Beyond that non-negotiable, the transfer rules are straightforward:
- Transfer all or part of your balance at any time, to any eligible provider
- Switch ISA type during a transfer — cash ISA to stocks and shares ISA, or vice versa
- Current-year contributions must transfer in full; previous years' money can be split across providers
- No limit on frequency — transfer as often as you want
- Transfers don't touch your annual allowance — moving £50,000 of prior-year ISA savings still leaves your full £20,000 2026/27 allowance intact
Lifetime ISAs are the exception. Transfer a LISA to a non-LISA and you face the 25% government withdrawal charge. LISA-to-LISA transfers are fine.
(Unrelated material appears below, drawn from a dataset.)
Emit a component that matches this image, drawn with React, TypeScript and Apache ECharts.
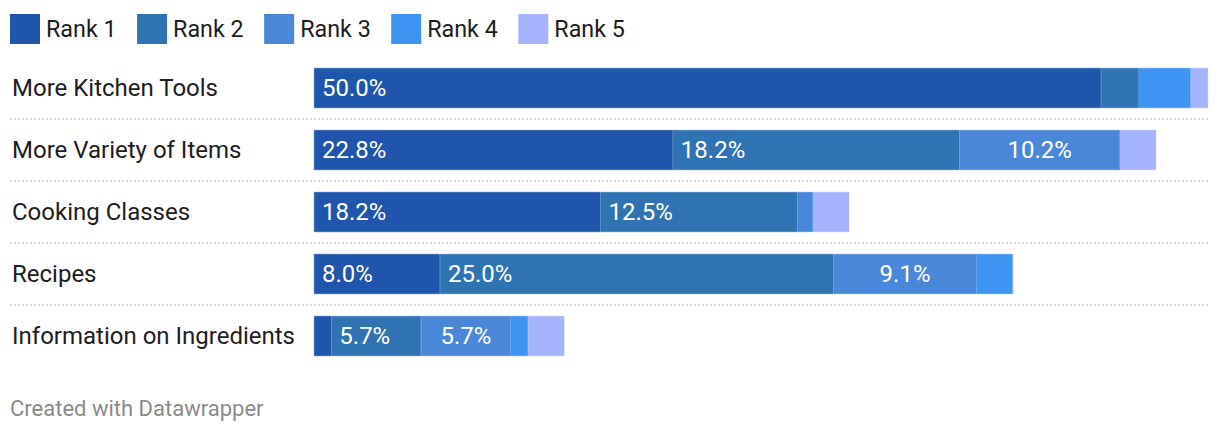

Junior ISAs follow separate rules requiring a parent or guardian.
The £20,000 ISA allowance for 2026/27 runs from 6 April 2026 to 5 April 2027. You can pay into multiple ISAs of the same type in the same year (a change from pre-2024/25 rules), which removes one of the old reasons transfers felt urgent — but the allowance drop in April 2027 has replaced it with a much bigger one.